#### Instructions for the task
Pictures excluded, return the lines below from the first through the line holding "import plotly.graph_objects as go".

#### Working data
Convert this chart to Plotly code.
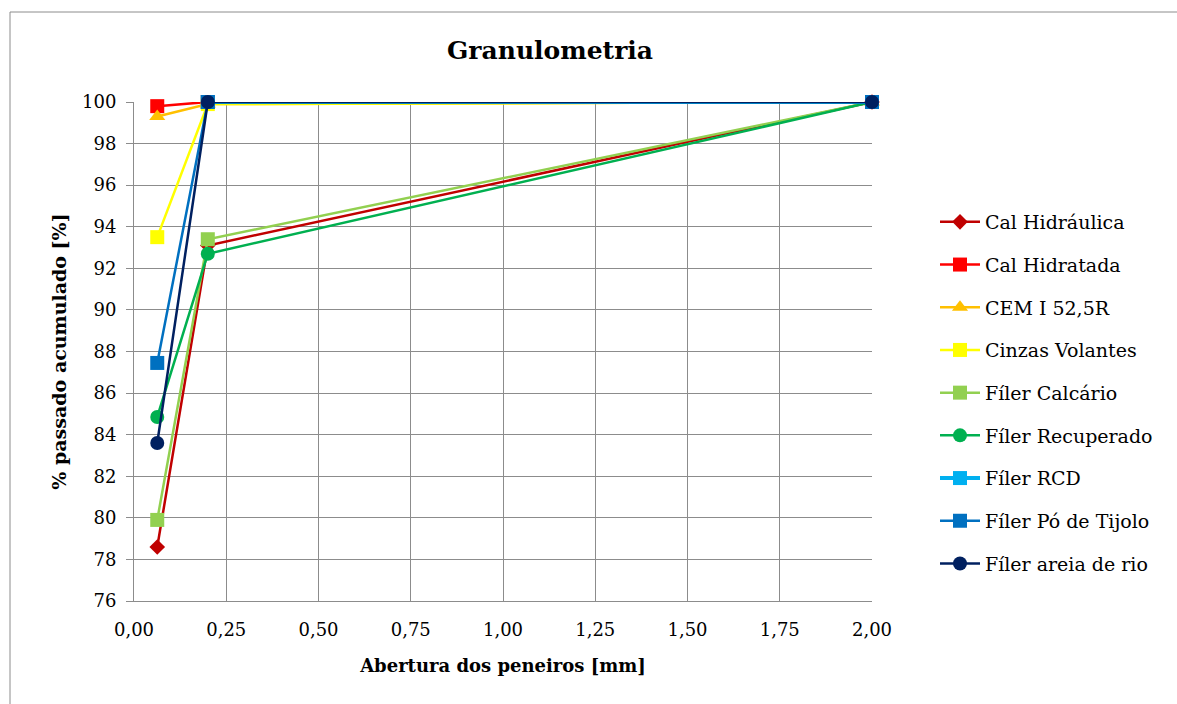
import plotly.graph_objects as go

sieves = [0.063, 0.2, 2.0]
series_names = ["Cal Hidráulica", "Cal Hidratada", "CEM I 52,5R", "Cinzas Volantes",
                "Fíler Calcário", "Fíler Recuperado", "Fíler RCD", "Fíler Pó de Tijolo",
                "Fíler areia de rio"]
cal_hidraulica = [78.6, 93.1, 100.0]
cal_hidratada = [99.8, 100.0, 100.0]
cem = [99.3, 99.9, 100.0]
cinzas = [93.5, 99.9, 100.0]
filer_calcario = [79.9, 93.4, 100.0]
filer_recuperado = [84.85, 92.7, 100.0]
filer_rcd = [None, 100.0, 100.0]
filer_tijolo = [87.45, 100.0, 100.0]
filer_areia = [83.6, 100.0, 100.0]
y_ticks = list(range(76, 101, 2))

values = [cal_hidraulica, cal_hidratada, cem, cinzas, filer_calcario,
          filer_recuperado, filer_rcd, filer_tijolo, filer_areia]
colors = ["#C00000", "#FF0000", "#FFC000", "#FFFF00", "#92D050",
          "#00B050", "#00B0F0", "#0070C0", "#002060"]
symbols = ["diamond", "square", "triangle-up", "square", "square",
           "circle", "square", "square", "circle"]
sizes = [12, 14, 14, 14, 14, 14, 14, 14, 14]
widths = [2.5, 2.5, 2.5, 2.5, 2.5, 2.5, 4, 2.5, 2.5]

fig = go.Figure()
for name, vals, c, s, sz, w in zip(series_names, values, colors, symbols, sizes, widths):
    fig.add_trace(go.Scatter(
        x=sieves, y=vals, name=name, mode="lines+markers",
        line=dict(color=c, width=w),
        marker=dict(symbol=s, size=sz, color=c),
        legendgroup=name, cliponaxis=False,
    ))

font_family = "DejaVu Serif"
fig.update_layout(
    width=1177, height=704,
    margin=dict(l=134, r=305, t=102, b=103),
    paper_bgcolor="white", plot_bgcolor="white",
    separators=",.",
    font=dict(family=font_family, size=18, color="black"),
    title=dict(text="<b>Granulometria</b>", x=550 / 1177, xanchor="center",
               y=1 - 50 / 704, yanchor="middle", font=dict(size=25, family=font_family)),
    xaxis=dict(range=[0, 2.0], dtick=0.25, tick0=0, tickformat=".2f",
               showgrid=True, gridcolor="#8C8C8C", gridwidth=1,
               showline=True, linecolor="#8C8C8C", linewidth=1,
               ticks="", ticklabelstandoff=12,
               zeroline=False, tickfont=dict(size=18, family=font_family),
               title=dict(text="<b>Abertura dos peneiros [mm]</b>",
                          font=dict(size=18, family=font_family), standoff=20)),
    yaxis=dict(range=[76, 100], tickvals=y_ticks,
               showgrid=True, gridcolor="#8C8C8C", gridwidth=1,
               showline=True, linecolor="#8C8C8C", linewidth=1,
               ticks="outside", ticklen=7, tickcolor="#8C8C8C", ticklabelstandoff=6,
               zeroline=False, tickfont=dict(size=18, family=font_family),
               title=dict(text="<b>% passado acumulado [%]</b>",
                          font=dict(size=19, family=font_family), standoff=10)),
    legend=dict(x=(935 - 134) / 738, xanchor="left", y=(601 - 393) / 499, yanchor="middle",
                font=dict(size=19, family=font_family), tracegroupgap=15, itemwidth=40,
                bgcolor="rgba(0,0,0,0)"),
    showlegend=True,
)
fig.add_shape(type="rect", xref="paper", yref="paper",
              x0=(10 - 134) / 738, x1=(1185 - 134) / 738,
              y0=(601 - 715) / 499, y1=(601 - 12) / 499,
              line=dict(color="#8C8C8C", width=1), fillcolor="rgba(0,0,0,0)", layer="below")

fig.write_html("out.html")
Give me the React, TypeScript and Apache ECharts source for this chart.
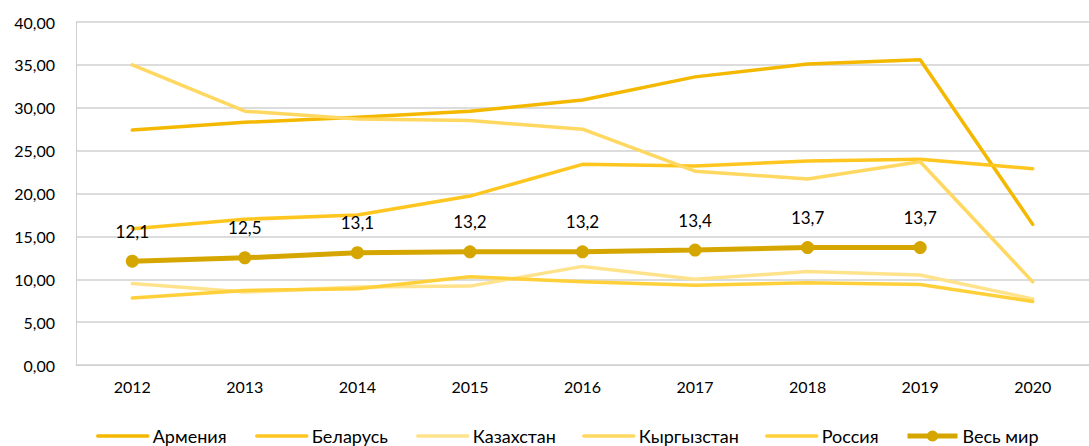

#### Response to the exercise
Convert this chart to Plotly code.
import plotly.graph_objects as go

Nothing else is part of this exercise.